Diana watched him, a strange, hollow feeling spreading through her chest. It wasn't sadness anymore. It was the absolute, crushing weight of reality. He would never believe her. He would never love her. To him, her pain was just an inconvenience, a bad performance compared to Carla's perfection.
She started to laugh. It was a broken, breathless sound, tears streaming down her face as she laughed at the absurdity of it all.
Curtis paused in the doorway, looking back at her with horror. "You're crazy," he spat. "Completely insane."
He slammed the door shut. The sound vibrated through the apartment, final and absolute.
Diana lay there on the floor, the silence ringing in her ears. The cramps were still there, a dull, relentless ache, but they felt distant now. She stared at the ceiling, the shadows dancing in the corners.
She thought of her father, sitting in a prison cell, sacrificing everything so she could have this life. She thought of the baby she had just lost, a tiny spark of hope extinguished before it could even begin.

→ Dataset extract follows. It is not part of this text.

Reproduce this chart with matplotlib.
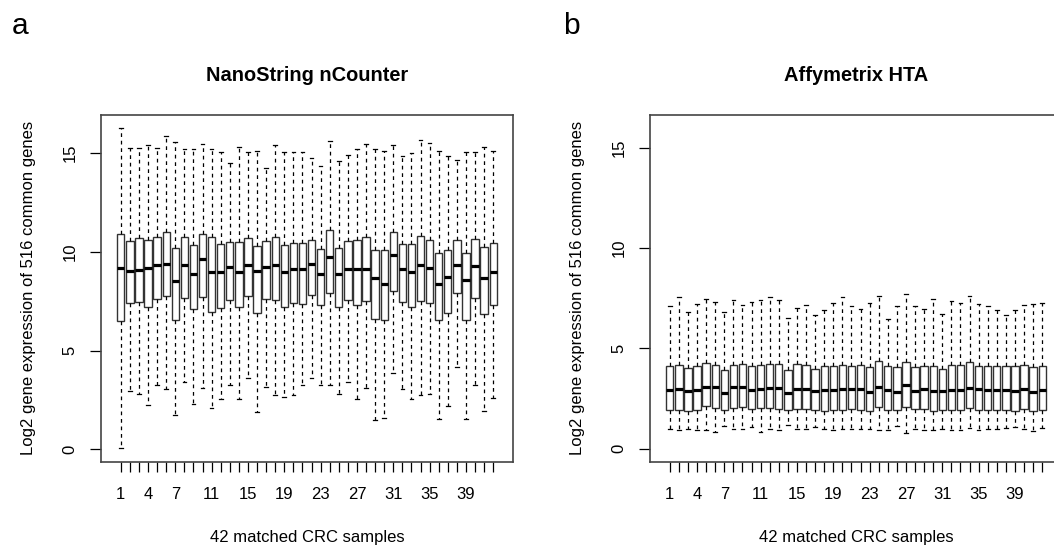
import matplotlib.pyplot as plt
import numpy as np

plt.rcParams['font.family'] = ['Liberation Sans', 'DejaVu Sans']

samples = list(range(1, 43))
shown_labels = [1, 4, 7, 11, 15, 19, 23, 27, 31, 35, 39]
y_ticks = [0, 5, 10, 15]

# panel a: NanoString nCounter, log2 expression per sample
nano_whishi = [16.27, 15.26, 15.26, 15.38, 15.26, 15.85, 15.55, 15.21, 15.21, 15.46,
               15.21, 15.04, 14.50, 15.29, 15.04, 15.09, 14.25, 15.38, 15.04, 15.04,
               15.04, 14.75, 14.33, 15.60, 14.58, 14.89, 15.21, 15.43, 15.17, 15.09,
               15.38, 14.84, 14.96, 15.65, 15.50, 15.09, 14.82, 14.64, 15.01, 15.01,
               15.31, 15.07]
nano_q3 = [10.91, 10.54, 10.67, 10.61, 10.72, 11.01, 10.18, 10.72, 10.34, 10.88,
           10.72, 10.37, 10.49, 10.50, 10.69, 10.29, 10.52, 10.76, 10.34, 10.45,
           10.45, 10.61, 10.15, 11.09, 10.20, 10.52, 10.59, 10.76, 10.07, 10.07,
           10.99, 10.40, 10.40, 10.79, 10.59, 9.95, 10.07, 10.61, 9.95, 10.64,
           10.25, 10.45]
nano_med = [9.19, 9.00, 9.07, 9.16, 9.34, 9.39, 8.51, 9.34, 8.87, 9.61,
            8.97, 8.97, 9.24, 8.97, 9.34, 9.00, 9.22, 9.31, 8.97, 9.14,
            9.14, 9.36, 8.87, 9.71, 8.87, 9.14, 9.11, 9.11, 8.68, 8.38,
            9.81, 9.14, 8.95, 9.34, 9.19, 8.36, 8.73, 9.34, 8.55, 9.27,
            8.68, 8.95]
nano_q1 = [6.49, 7.42, 7.47, 7.20, 7.62, 7.76, 6.54, 7.67, 7.08, 7.72,
           6.93, 7.17, 7.55, 7.22, 7.76, 6.91, 7.59, 7.54, 7.22, 7.39,
           7.35, 7.81, 7.28, 7.92, 7.22, 7.54, 7.32, 7.49, 6.61, 6.53,
           8.01, 7.45, 7.20, 7.49, 7.39, 6.53, 6.88, 7.92, 6.54, 7.66,
           6.86, 7.30]
nano_whislo = [0.08, 2.95, 2.78, 2.24, 3.24, 3.04, 1.72, 3.42, 2.28, 3.12,
               2.07, 2.53, 3.24, 2.53, 3.63, 1.91, 3.15, 2.75, 2.66, 2.75,
               3.27, 3.63, 3.26, 3.24, 2.82, 3.41, 2.56, 3.10, 1.47, 1.60,
               3.88, 3.04, 2.53, 2.73, 2.78, 1.55, 2.19, 4.17, 1.55, 3.26,
               1.94, 2.60]

# panel b: Affymetrix HTA
hta_whishi = [7.12, 7.55, 6.80, 7.20, 7.45, 7.33, 6.79, 7.42, 7.17, 7.30,
              7.40, 7.55, 7.43, 6.54, 6.99, 7.17, 6.65, 6.90, 7.27, 7.55,
              7.09, 6.95, 7.24, 7.63, 6.47, 7.10, 7.70, 7.12, 6.97, 7.47,
              6.72, 7.38, 7.24, 7.60, 7.20, 7.09, 6.92, 6.66, 6.92, 7.14,
              7.19, 7.24]
hta_q3 = [4.11, 4.17, 4.01, 4.14, 4.27, 4.17, 3.94, 4.19, 4.24, 4.11,
          4.17, 4.24, 4.24, 3.91, 4.22, 4.20, 3.97, 4.15, 4.15, 4.19,
          4.15, 4.17, 4.07, 4.35, 4.12, 4.06, 4.30, 4.07, 4.11, 4.15,
          3.97, 4.17, 4.17, 4.32, 4.15, 4.11, 4.11, 4.11, 4.11, 4.17,
          4.06, 4.11]
hta_med = [2.91, 2.98, 2.86, 2.95, 3.06, 3.06, 2.78, 3.06, 3.08, 2.91,
           3.00, 3.01, 3.01, 2.78, 2.98, 3.00, 2.86, 2.93, 2.91, 2.96,
           3.00, 2.96, 2.84, 3.08, 2.91, 2.84, 3.19, 2.90, 3.00, 2.90,
           2.86, 2.95, 2.95, 3.05, 2.96, 2.91, 2.91, 2.91, 2.88, 3.00,
           2.84, 2.93]
hta_q1 = [1.95, 1.95, 1.90, 1.95, 2.13, 2.04, 1.95, 2.04, 2.07, 1.97,
          2.02, 2.04, 2.00, 1.95, 2.00, 1.99, 1.95, 1.89, 1.93, 1.92,
          1.97, 1.95, 1.90, 2.07, 1.95, 1.95, 2.10, 2.00, 1.97, 1.90,
          1.95, 1.95, 1.95, 2.04, 1.93, 1.92, 1.92, 1.92, 1.87, 2.00,
          1.87, 1.92]
hta_whislo = [0.99, 0.92, 0.99, 0.94, 0.94, 0.86, 1.12, 1.01, 0.97, 1.07,
              0.86, 0.97, 0.92, 1.21, 0.97, 0.98, 1.11, 0.99, 0.94, 0.99,
              0.99, 0.99, 0.99, 0.92, 0.94, 1.14, 0.79, 0.99, 0.96, 0.96,
              0.99, 0.96, 0.96, 1.02, 0.96, 1.01, 0.99, 1.04, 1.09, 1.01,
              0.89, 1.06]

W, H = 1054, 547


def px_axes(x0, y_top, w, h):
    return [x0 / W, 1 - (y_top + h) / H, w / W, h / H]


def draw_panel(ax, whislo, q1, med, q3, whishi, ylim, title):
    stats = [dict(whislo=lo, q1=a, med=m, q3=b, whishi=hi, fliers=[])
             for lo, a, m, b, hi in zip(whislo, q1, med, q3, whishi)]
    ax.bxp(stats, positions=samples, widths=0.8, patch_artist=True,
           showfliers=False,
           boxprops=dict(facecolor='white', edgecolor='#333333', linewidth=1.0),
           medianprops=dict(color='black', linewidth=2.3, solid_capstyle='butt'),
           whiskerprops=dict(color='black', linewidth=0.9, linestyle=(0, (3, 3))),
           capprops=dict(color='black', linewidth=0.9))
    ax.set_xlim(-1.18, 44.18)
    ax.set_ylim(*ylim)
    ax.set_xticks(samples)
    ax.set_xticklabels([str(s) if s in shown_labels else '' for s in samples])
    ax.set_yticks(y_ticks)
    ax.set_yticklabels([str(t) for t in y_ticks], rotation=90, va='center')
    ax.tick_params(axis='x', length=7.5, width=0.9, pad=11, labelsize=12)
    ax.tick_params(axis='y', length=7.8, width=0.9, pad=9, labelsize=12)
    for sp in ax.spines.values():
        sp.set_color('#444444')
        sp.set_linewidth(1.2)
    ax.set_title(title, fontweight='bold', fontsize=14.4, pad=24)
    ax.set_xlabel('42 matched CRC samples', fontsize=12, labelpad=20)
    ax.set_ylabel('Log2 gene expression of 516 common genes', fontsize=12,
                  labelpad=19)


fig = plt.figure(figsize=(W / 100, H / 100), dpi=100)
ax1 = fig.add_axes(px_axes(101, 114.7, 412, 347))
ax2 = fig.add_axes(px_axes(650, 114.7, 412, 347))

draw_panel(ax1, nano_whislo, nano_q1, nano_med, nano_q3, nano_whishi,
           (-0.62, 16.92), 'NanoString nCounter')
draw_panel(ax2, hta_whislo, hta_q1, hta_med, hta_q3, hta_whishi,
           (-0.64, 16.64), 'Affymetrix HTA')

fig.text(12 / W, 1 - 33.5 / H, 'a', fontsize=21.6, va='baseline')
fig.text(563 / W, 1 - 33.5 / H, 'b', fontsize=21.6, va='baseline')

fig.savefig('out.png', dpi=100)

And she thought of Curtis, running into the night for another woman, leaving her alone in the dark.
This wasn't a marriage. It was a prison. And she was done being a captive.
Slowly, agonizingly, Diana pushed herself up off the floor. Her body screamed in protest, but she ignored it. She walked, step by painful step, toward the home office.
She sat down at the desk and turned on the computer. The screen glowed in the dark room, illuminating her pale, resolute face.
She opened her email. She didn't hesitate. She didn't second-guess. She typed in the address of Curtis's chief legal counsel, Garold Nash.
Subject: Divorce Proceedings Initiation - Diana Wilcox.
She typed the brief message, her fingers steady. She hit send.
The whoosh of the email leaving the outbox was the loudest sound in the quiet apartment. It was done.